Tenía sentimientos infantiles. Digamos que de esos que estarían bien, cuando se tienen 5 o 6 años. De esa época en que todos empezamos a tener alguna memoria y de cuando nos toca entrar al mundo con lo mamado en la primera crianza.
Además, y como consecuencia de su emocionalidad apegada a la niñez; necesitaba muchas demostraciones de seguridad para relajarse; de ahí que la tensión fuera una constante.
El tercer elemento en la ecuación era que no se daba mucho valor. El resultado era, una desmesurada tendencia a hacer lo que no le convenía. Un sinnúmero de errores de juicio con metidas de pata y conductas autodestructivas.
Entre el temor y la rabia, se le escondía agazapada la tristeza, que no alcanzaba a identificar. Claro que todo esto se traducía en una evidente incapacidad para vincularse en paz; y daba pie, a que de manera fantasiosa intentara sin conseguirlo, querer cambiar en las personas del presente a las personas de su pasado. Como si el conflicto real, fuera la llave de la puerta donde moraba el conflicto antiguo.

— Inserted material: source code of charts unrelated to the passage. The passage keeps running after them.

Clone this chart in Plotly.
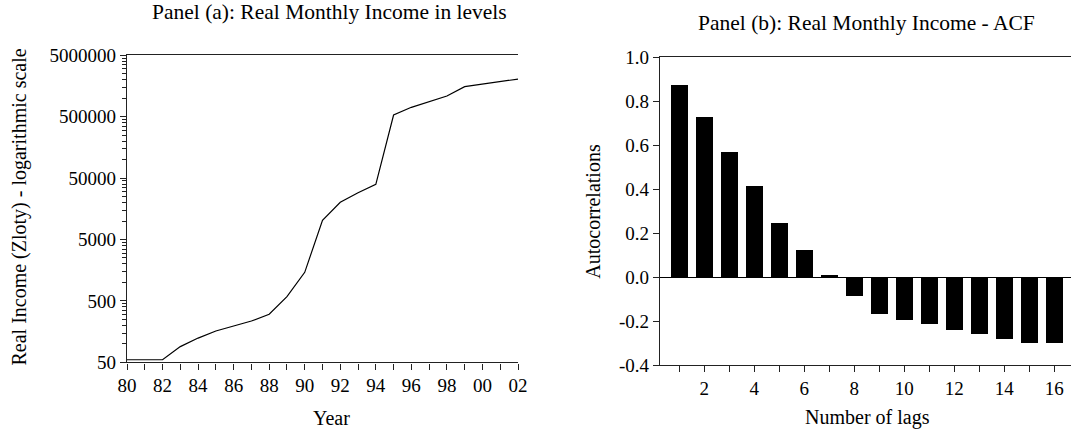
import plotly.graph_objects as go

# ---- data -------------------------------------------------------------
years = list(range(1980, 2003))
year_labels = ["80", "", "82", "", "84", "", "86", "", "88", "", "90", "",
               "92", "", "94", "", "96", "", "98", "", "00", "", "02"]
real_income = [55, 55, 55, 90, 124, 162, 197, 235, 303, 585, 1460,
               10300, 20200, 28900, 39600, 533000, 711000, 891000,
               1087000, 1541000, 1705000, 1880000, 2050000]

income_ticks = [50, 500, 5000, 50000, 500000, 5000000]
income_tick_labels = ["50", "500", "5000", "50000", "500000", "5000000"]

lags = list(range(1, 17))
lag_labels = ["", "2", "", "4", "", "6", "", "8", "", "10", "", "12", "", "14", "", "16"]
acf = [0.871, 0.727, 0.568, 0.412, 0.245, 0.122, 0.006, -0.089,
       -0.171, -0.196, -0.217, -0.241, -0.260, -0.281, -0.299, -0.299]
acf_ticks = [-0.4, -0.2, 0.0, 0.2, 0.4, 0.6, 0.8, 1.0]
acf_tick_labels = ["-0.4", "-0.2", "0.0", "0.2", "0.4", "0.6", "0.8", "1.0"]

# ---- page geometry ----------------------------------------------------
W, H = 1071, 430
FONT = "Liberation Serif, Times New Roman, serif"
AX = "#222222"


def px_x(p):
    return p / W


def px_y(p):
    return 1 - p / H


# minor ticks on the log axis: multiples of each labelled decade value
minor_vals = [b * k for b in income_ticks[:-1] for k in range(2, 10)]

fig = go.Figure()

fig.add_trace(go.Scatter(
    x=years, y=real_income, mode="lines",
    line=dict(color="black", width=1.2),
    xaxis="x", yaxis="y", showlegend=False, hoverinfo="skip"))

fig.add_trace(go.Bar(
    x=lags, y=acf, width=0.66,
    marker=dict(color="black", line=dict(width=0)),
    xaxis="x2", yaxis="y2", showlegend=False, hoverinfo="skip"))

tick_font = dict(family=FONT, size=19, color="black")

fig.update_layout(
    width=W, height=H,
    margin=dict(l=0, r=0, t=0, b=0, pad=0, autoexpand=False),
    paper_bgcolor="white", plot_bgcolor="white",
    font=dict(family=FONT, color="black"),
    xaxis=dict(
        domain=[px_x(127), px_x(518)], anchor="y",
        range=[1980, 2002], tickmode="array", tickvals=years, ticktext=year_labels,
        ticks="outside", ticklen=6, tickwidth=1.2, tickcolor=AX,
        showline=True, linecolor=AX, linewidth=1.4, mirror=True,
        showgrid=False, zeroline=False, tickfont=tick_font, automargin=False),
    yaxis=dict(
        domain=[px_y(362.3), px_y(55.3)], anchor="x",
        type="log", range=[1.69897, 6.69897],
        tickmode="array", tickvals=income_ticks, ticktext=income_tick_labels,
        ticks="outside", ticklen=6, tickwidth=1.2, tickcolor=AX,
        minor=dict(tickmode="array", tickvals=minor_vals, ticks="outside",
                   ticklen=4, tickwidth=1, tickcolor=AX, showgrid=False),
        showline=True, linecolor=AX, linewidth=1.4,
        showgrid=False, zeroline=False, tickfont=tick_font, automargin=False),
    xaxis2=dict(
        domain=[px_x(660), 1.0], anchor="y2",
        range=[0.23, 16.67], tickmode="array", tickvals=lags, ticktext=lag_labels,
        ticks="outside", ticklen=6, tickwidth=1.2, tickcolor=AX,
        showline=True, linecolor=AX, linewidth=1.4, mirror=True,
        showgrid=False, zeroline=False, tickfont=tick_font, automargin=False),
    yaxis2=dict(
        domain=[px_y(365), px_y(57.3)], anchor="x2",
        range=[-0.4, 1.0], tickmode="array", tickvals=acf_ticks, ticktext=acf_tick_labels,
        ticks="outside", ticklen=6, tickwidth=1.2, tickcolor=AX,
        showline=True, linecolor=AX, linewidth=1.4,
        showgrid=False, zeroline=True, zerolinecolor="black", zerolinewidth=1.3,
        tickfont=tick_font, automargin=False),
    bargap=0,
)

ann_font = dict(family=FONT, size=20, color="black")
title_font = dict(family=FONT, size=21.5, color="black")

annotations = [
    dict(text="Panel (a): Real Monthly Income in levels", x=px_x(329), y=px_y(12),
         font=title_font),
    dict(text="Panel (b): Real Monthly Income - ACF", x=px_x(866), y=px_y(23),
         font=title_font),
    dict(text="Year", x=px_x(331), y=px_y(418), font=ann_font),
    dict(text="Number of lags", x=px_x(867.5), y=px_y(417), font=ann_font),
    dict(text="Real Income (Zloty) - logarithmic scale", x=px_x(19), y=px_y(207.5),
         textangle=-90, font=ann_font),
    dict(text="Autocorrelations", x=px_x(593), y=px_y(211.7),
         textangle=-90, font=ann_font),
]
for a in annotations:
    a.update(xref="paper", yref="paper", xanchor="center", yanchor="middle",
             showarrow=False)
fig.update_layout(annotations=annotations)

fig.write_html(
    "out.html",
    config={"responsive": False, "displayModeBar": False},
    post_script="document.body.style.margin='0';document.body.style.overflow='hidden';",
)
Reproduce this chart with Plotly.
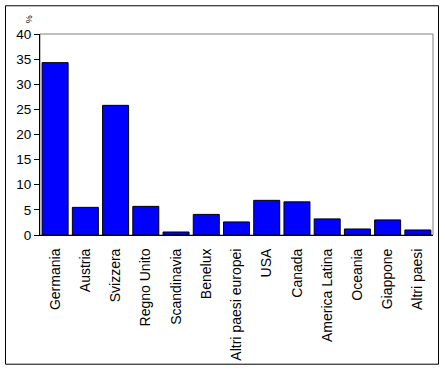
import plotly.graph_objects as go

categories = ["Germania", "Austria", "Svizzera", "Regno Unito", "Scandinavia", "Benelux",
              "Altri paesi europei", "USA", "Canada", "America Latina", "Oceania",
              "Giappone", "Altri paesi"]
values = [34.3, 5.5, 25.8, 5.7, 0.6, 4.1, 2.6, 6.9, 6.6, 3.2, 1.2, 3.0, 1.0]
y_ticks = [0, 5, 10, 15, 20, 25, 30, 35, 40]

FONT = "Liberation Sans, Arial, sans-serif"

fig = go.Figure(go.Bar(
    x=categories, y=values,
    marker=dict(color="#0000FF", line=dict(color="#000000", width=1)),
    width=0.86,
))

L, R, T, B = 40, 445 - 433, 34, 373 - 237
pw, ph = 445 - L - R, 373 - T - B

def px(x):
    return (x - L) / pw

def py(y):
    return (373 - B - y) / ph

fig.update_layout(
    width=445, height=373,
    margin=dict(l=L, r=R, t=T, b=B, pad=0),
    paper_bgcolor="white", plot_bgcolor="white",
    showlegend=False,
    font=dict(family=FONT, size=13, color="#000000"),
    xaxis=dict(
        type="category", tickangle=-90, showgrid=False,
        showline=True, linecolor="#000000", linewidth=1,
        ticks="", ticklabelstandoff=7,
        tickfont=dict(family=FONT, size=14),
        range=[-0.5, len(categories) - 0.5],
    ),
    yaxis=dict(
        range=[0, 40], tickvals=y_ticks, showgrid=False,
        showline=True, linecolor="#000000", linewidth=1,
        ticks="outside", ticklen=5, tickcolor="#000000",
        tickfont=dict(family=FONT, size=13.5), zeroline=False,
    ),
    shapes=[
        dict(type="rect", xref="paper", yref="paper", x0=0, x1=1, y0=0, y1=1,
             line=dict(color="#808080", width=1), layer="below"),
        dict(type="rect", xref="paper", yref="paper",
             x0=px(5.5), x1=px(438.5), y0=py(5.5), y1=py(367.5),
             line=dict(color="#000000", width=1), fillcolor="rgba(0,0,0,0)"),
    ],
    annotations=[
        dict(text="%", xref="paper", yref="paper", x=px(22), y=py(13),
             showarrow=False, textangle=-90, font=dict(family=FONT, size=9)),
    ],
)

fig.write_html("out.html", config={"displayModeBar": False},
               post_script="document.body.style.margin='0';document.body.style.overflow='hidden';")
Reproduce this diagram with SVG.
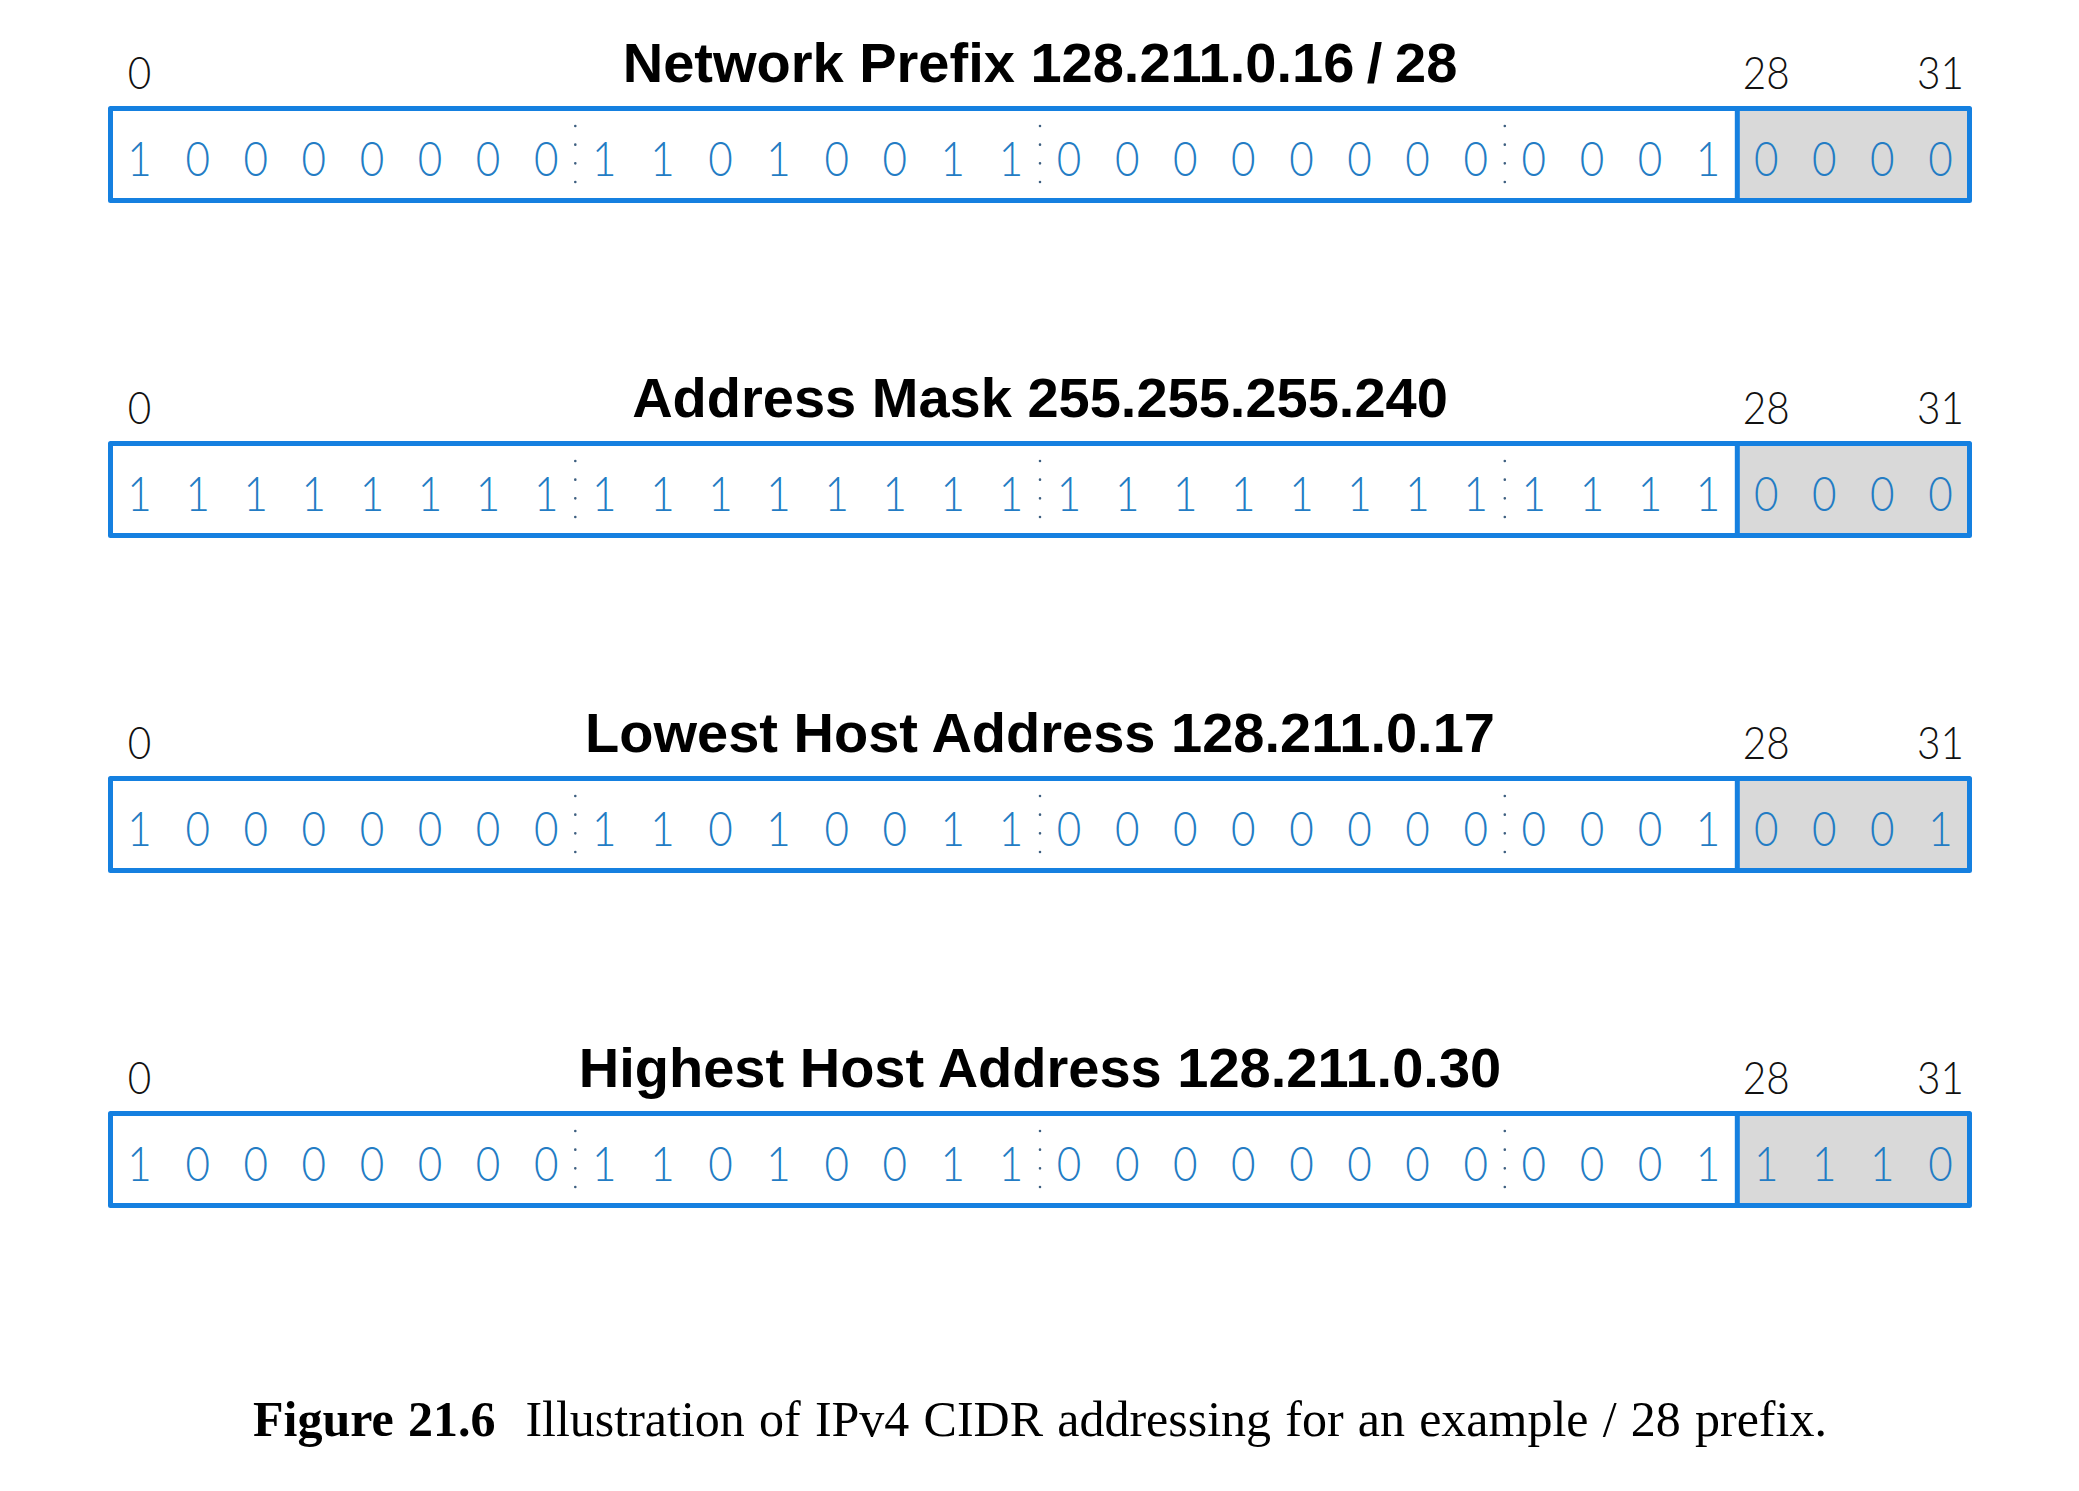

La receta para cumplir su supuesto destino, era relacionarse con personas emocionalmente inseguras, para querer cambiarlas y recuperar por medio de tanta abnegación, un poco de su mermada autoestima. Eso le hacía perdurar, incluso, más allá de lo tolerable, para no sufrir los rigores de un fracaso sentimental, del que sin duda se echaría la culpa. Para eso sirve la esperanza, para seguir adelante a pesar de lo obvio.
Claro que todo ocurría en un plano inconsciente. No tener de quien hacerse cargo, le hacía sentir en el aire. Las relaciones disfuncionales le daban peso, y la ocasión de tener algún control. Además, tener cerca a alguien disfuncional le ayudaba a evitar verse; que era en el fondo lo que más perseguía. Se negaba, se anulaba como persona y solo dejaba actuar al deseo. Una forma sutil de tener una adicción, con estremecimientos y conmociones propias de quien va por nuevas dosis de lo que le hace sentir vivo.
Eficiente y autosuficiente en las tareas mecánicas del mundo, se había acostumbrado a dar, pero no sabía recibir. No sabía, porque para eso se necesita confianza, quiero decir confiar en el otro. De ahí que fuera más por los aniñados que salían a su paso. Difícilmente le hubiera ido bien con una persona madura y confiable.
Regresando a lo de los sentimientos infantiles, todos sabemos que es a los 5 o 6 años que un niño puede salir del yo, para reconocer el tú y administrar un nosotros. También sabemos que la dinámica es de doble vía: dar y recibir. Pero la experiencia nos enseña que la mayoría de la gente solo da, o solamente recibe. Es decir, que en la inmadurez que es peste, es mucha la gente que resigna la reciprocidad.
Los que dan tienen una omnipotencia rara, que no quieren ver confrontada con la impotencia, que es la primara que aparece cuando una relación fracasa Los que reciben, tienen una voracidad feroz, y no tienen miramientos para explotar a quien se deja. Si cualquiera de los dos queda frente a la ocasión de hacer lo contrario, inmediatamente entraría en un debate interno y sesudo de por qué y para qué, y finalmente regresaría a su posición original y tendencia básica.
Mi propuesta, después de esta pequeña lectura es revisar: Qué tan infantiles son nuestras emociones, cuánto dependemos de la respuesta de los demás y cuánto aprecio sentimos por lo que somos.
Claro, solo en caso de que a alguno le pasen cosas como las de la historia. Cosas que suelen pasar.